### INFORMATION SHOWN
* begin *

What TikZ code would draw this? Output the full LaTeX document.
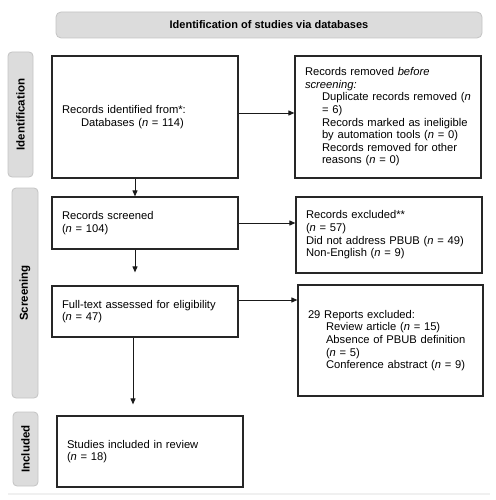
\documentclass[tikz,border=0pt]{standalone}
\usepackage{fontspec}
\setmainfont{Liberation Sans}
\usepackage{xcolor}
\usepackage{tikz}
\usetikzlibrary{positioning,calc,arrows.meta}

\definecolor{barfill}{HTML}{DCDCDC}
\definecolor{barline}{HTML}{C4C4C4}

\tikzset{
    flowbox/.style={draw=black!85, line width=1.2pt, align=left, inner xsep=10pt, text width=166pt, minimum width=186pt, font=\fontsize{11.2}{12.6}\selectfont},
    sidebar/.style={draw=barline, fill=barfill, rounded corners=4pt, line width=0.8pt, rotate=90, font=\fontsize{11.5}{13}\selectfont\bfseries},
    arr/.style={-{Triangle[length=6pt,width=5pt]}, line width=0.9pt, black!90}
}

\begin{document}
\begin{tikzpicture}[x=1pt, y=-1pt]
    \useasboundingbox (0,0) rectangle (495,500);

    % Header
    \node [draw=barline, fill=barfill, rounded corners=5pt, line width=0.8pt, minimum width=426pt, minimum height=26pt, font=\fontsize{11}{13}\selectfont\bfseries] (header) at (269,25) {Identification of studies via databases};

    % Side bars
    \node [sidebar, minimum width=125pt, minimum height=25pt] (idbar) at (20.5,114.5) {Identification};
    \node [sidebar, minimum width=210pt, minimum height=26pt] (scrbar) at (25,293) {Screening};
    \node [sidebar, minimum width=74pt, minimum height=25pt] (incbar) at (25.5,449) {Included};

    % Identification
    \node [flowbox, minimum height=122pt] (ident) at (145,117) {Records identified from*:\\\hspace*{19pt}Databases (\textit{n} = 114)};
    \node [flowbox, minimum height=122pt] (removed) at (388,117) {Records removed \textit{before}\\\textit{screening:}\\\hspace*{17pt}Duplicate records removed (\textit{n}\\\hspace*{17pt}= 6)\\\hspace*{17pt}Records marked as ineligible\\\hspace*{17pt}by automation tools (\textit{n} = 0)\\\hspace*{17pt}Records removed for other\\\hspace*{17pt}reasons (\textit{n} = 0)};

    % Screening
    \node [flowbox, minimum height=52pt] (screened) at (145,223) {Records screened\\(\textit{n} = 104)};
    \node [flowbox, minimum height=76pt] (excluded) at (389,235) {Records excluded**\\(\textit{n} = 57)\\Did not address PBUB (\textit{n} = 49)\\Non-English (\textit{n} = 9)};
    \node [flowbox, minimum height=51pt] (fulltext) at (145,311.5) {Full-text assessed for eligibility\\(\textit{n} = 47)};
    \node [flowbox, minimum height=111pt, minimum width=185pt, text width=165pt] (reports) at (390.5,340.5) {29 Reports excluded:\\\hspace*{18pt}Review article (\textit{n} = 15)\\\hspace*{18pt}Absence of PBUB definition\\\hspace*{18pt}(\textit{n} = 5)\\\hspace*{18pt}Conference abstract (\textit{n} = 9)};

    % Included
    \node [flowbox, minimum height=71pt] (included) at (150,451.5) {Studies included in review\\(\textit{n} = 18)};

    % Arrows
    \draw [arr] ([yshift=4pt]ident.east) -- ([yshift=4pt]ident.east -| removed.west);
    \draw [arr] ([xshift=-10pt]ident.south) -- ([xshift=-10pt]screened.north);
    \draw [arr] (screened.east) -- (screened.east -| excluded.west);
    \draw [arr, shorten >=13pt] ([xshift=-10pt]screened.south) -- ([xshift=-10pt]fulltext.north);
    \draw [arr] ([yshift=11.5pt]fulltext.east) -- ([yshift=11.5pt]fulltext.east -| reports.west);
    \draw [arr, shorten >=11pt] ([xshift=-12pt]fulltext.south) -- ([xshift=-12pt]fulltext.south |- included.north);

    % Bottom rule
    \draw [line width=1.5pt, black!6] (8,494) -- (490,494);
\end{tikzpicture}
\end{document}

* end *

### TASK DESCRIPTION
Your task is to reproduce all of the material exactly. The pictures stay out.

### FULL SOLUTION
What TikZ code would draw this? Output the full LaTeX document.
\documentclass[tikz,border=0pt]{standalone}
\usepackage{fontspec}
\setmainfont{Liberation Sans}
\usepackage{xcolor}
\usepackage{tikz}
\usetikzlibrary{positioning,calc,arrows.meta}

\definecolor{barfill}{HTML}{DCDCDC}
\definecolor{barline}{HTML}{C4C4C4}

\tikzset{
    flowbox/.style={draw=black!85, line width=1.2pt, align=left, inner xsep=10pt, text width=166pt, minimum width=186pt, font=\fontsize{11.2}{12.6}\selectfont},
    sidebar/.style={draw=barline, fill=barfill, rounded corners=4pt, line width=0.8pt, rotate=90, font=\fontsize{11.5}{13}\selectfont\bfseries},
    arr/.style={-{Triangle[length=6pt,width=5pt]}, line width=0.9pt, black!90}
}

\begin{document}
\begin{tikzpicture}[x=1pt, y=-1pt]
    \useasboundingbox (0,0) rectangle (495,500);

    % Header
    \node [draw=barline, fill=barfill, rounded corners=5pt, line width=0.8pt, minimum width=426pt, minimum height=26pt, font=\fontsize{11}{13}\selectfont\bfseries] (header) at (269,25) {Identification of studies via databases};

    % Side bars
    \node [sidebar, minimum width=125pt, minimum height=25pt] (idbar) at (20.5,114.5) {Identification};
    \node [sidebar, minimum width=210pt, minimum height=26pt] (scrbar) at (25,293) {Screening};
    \node [sidebar, minimum width=74pt, minimum height=25pt] (incbar) at (25.5,449) {Included};

    % Identification
    \node [flowbox, minimum height=122pt] (ident) at (145,117) {Records identified from*:\\\hspace*{19pt}Databases (\textit{n} = 114)};
    \node [flowbox, minimum height=122pt] (removed) at (388,117) {Records removed \textit{before}\\\textit{screening:}\\\hspace*{17pt}Duplicate records removed (\textit{n}\\\hspace*{17pt}= 6)\\\hspace*{17pt}Records marked as ineligible\\\hspace*{17pt}by automation tools (\textit{n} = 0)\\\hspace*{17pt}Records removed for other\\\hspace*{17pt}reasons (\textit{n} = 0)};

    % Screening
    \node [flowbox, minimum height=52pt] (screened) at (145,223) {Records screened\\(\textit{n} = 104)};
    \node [flowbox, minimum height=76pt] (excluded) at (389,235) {Records excluded**\\(\textit{n} = 57)\\Did not address PBUB (\textit{n} = 49)\\Non-English (\textit{n} = 9)};
    \node [flowbox, minimum height=51pt] (fulltext) at (145,311.5) {Full-text assessed for eligibility\\(\textit{n} = 47)};
    \node [flowbox, minimum height=111pt, minimum width=185pt, text width=165pt] (reports) at (390.5,340.5) {29 Reports excluded:\\\hspace*{18pt}Review article (\textit{n} = 15)\\\hspace*{18pt}Absence of PBUB definition\\\hspace*{18pt}(\textit{n} = 5)\\\hspace*{18pt}Conference abstract (\textit{n} = 9)};

    % Included
    \node [flowbox, minimum height=71pt] (included) at (150,451.5) {Studies included in review\\(\textit{n} = 18)};

    % Arrows
    \draw [arr] ([yshift=4pt]ident.east) -- ([yshift=4pt]ident.east -| removed.west);
    \draw [arr] ([xshift=-10pt]ident.south) -- ([xshift=-10pt]screened.north);
    \draw [arr] (screened.east) -- (screened.east -| excluded.west);
    \draw [arr, shorten >=13pt] ([xshift=-10pt]screened.south) -- ([xshift=-10pt]fulltext.north);
    \draw [arr] ([yshift=11.5pt]fulltext.east) -- ([yshift=11.5pt]fulltext.east -| reports.west);
    \draw [arr, shorten >=11pt] ([xshift=-12pt]fulltext.south) -- ([xshift=-12pt]fulltext.south |- included.north);

    % Bottom rule
    \draw [line width=1.5pt, black!6] (8,494) -- (490,494);
\end{tikzpicture}
\end{document}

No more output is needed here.